EF Core is a comprehensive Object-Relational Mapper. Its primary goal is to increase developer productivity by allowing you to work with a conceptual model (your C# classes) instead of a logical one (the database schema). You write LINQ queries, and EF Core translates them into SQL. It tracks changes to your objects, so you can just modify a property and call SaveChanges() to persist the update. It can even manage your database schema over time with migrations. This rich feature set comes at the cost of a performance overhead compared to more direct data access methods.

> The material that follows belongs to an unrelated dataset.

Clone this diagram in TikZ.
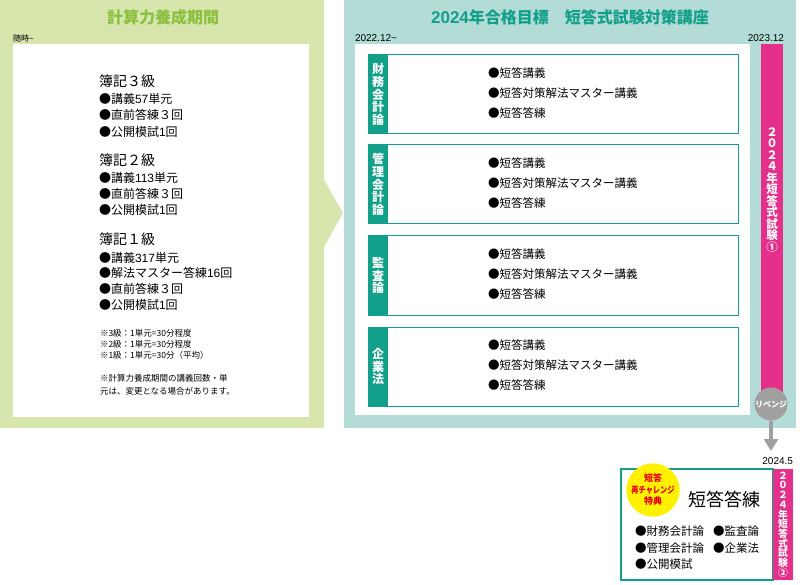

2. Dapper: The Lightweight Speedster

Dapper, often called a “micro ORM,” doesn’t try to do everything. It focuses on being the fastest way to get data out of a database and into your C# objects. It provides a set of extension methods on the standard IDbConnection interface. You write the SQL query yourself, and Dapper handles the boilerplate of opening a connection, creating a command, executing a reader, and mapping the results to a list of objects. Because you write the SQL, you have full control to tune it for maximum performance. It has no concept of change tracking or migrations.

Practice Exercise

Create a simple Product table. Write a method to fetch a product by its ID using EF Core. Write a second method to do the exact same thing using Dapper. Compare the code required for both and discuss the scenarios where Dapper’s performance and control might be preferable.

Answer

First, add the required NuGet packages: Microsoft.EntityFrameworkCore.SqlServer and Dapper.

Code Example

1. The Product Class and EF Core DbContext

public class Product { public int Id { get; set; } public string Name { get; set; } }

public class AppDbContext : DbContext
{
    public DbSet<Product> Products { get; set; }
    // ... OnConfiguring ...
}

2. The Repository Showing Both Approaches

using Dapper;
using Microsoft.Data.SqlClient;
using System.Threading.Tasks;

public class ProductRepository
{
    private readonly AppDbContext _efContext;
    private readonly string _connectionString;

    public ProductRepository(AppDbContext efContext, IConfiguration config)
    {
        _efContext = efContext;
        _connectionString = config.GetConnectionString("DefaultConnection");
    }

    // --- EF Core Approach ---
    public async Task<Product> GetProductById_EFCore(int id)
    {
        // LINQ query, no SQL written.
        // Change tracking is enabled by default.
        return await _efContext.Products.FindAsync(id);
    }

    // --- Dapper Approach ---
    public async Task<Product> GetProductById_Dapper(int id)
    {
        // We write the SQL ourselves.
        var sql = "SELECT * FROM Products WHERE Id = @ProductId";
        
        // Dapper extends IDbConnection.
        using (var connection = new SqlConnection(_connectionString))
        {
            // Dapper handles mapping the result to the Product object.
            return await connection.QuerySingleOrDefaultAsync<Product>(sql, new { ProductId = id });
        }
    }
}

Code Comparison

  • EF Core: The code is extremely concise. We don’t see any SQL. We query against a DbSet using a familiar LINQ-like method (FindAsync). It’s simple and highly productive.
  • Dapper: The code is more verbose. We have to manually write the SQL query and create/manage the IDbConnection. However, the code is still very clear. We see exactly what query is being run, and Dapper handles the mapping for us.

When is Dapper Preferable?

While EF Core is great for the GetProductById scenario, Dapper’s performance and control become preferable in several key situations:

  1. Complex Reporting Queries: Imagine a query that needs to JOIN across 10 tables, perform complex aggregations (GROUP BY, SUM), and use database-specific functions for performance. Writing this in LINQ would be difficult, and the SQL generated by EF Core might be inefficient. With Dapper, a SQL expert can write a perfectly tuned query by hand.

  2. Bulk Operations: When you need to read or write thousands of records as quickly as possible (e.g., in a data import/export utility), the overhead of EF Core’s change tracking can be significant. Dapper’s raw speed makes it a better choice for these bulk scenarios.

  3. Legacy Databases or Stored Procedures: When working with databases that have a heavy reliance on complex, existing stored procedures, Dapper is a natural fit. Calling a stored procedure and mapping its results with Dapper is trivial.

In summary, the modern best practice is often a hybrid approach: use EF Core for the 80% of your application involving standard CRUD operations to maximize productivity, and drop down to Dapper for the 20% of performance-critical queries where speed and control are paramount.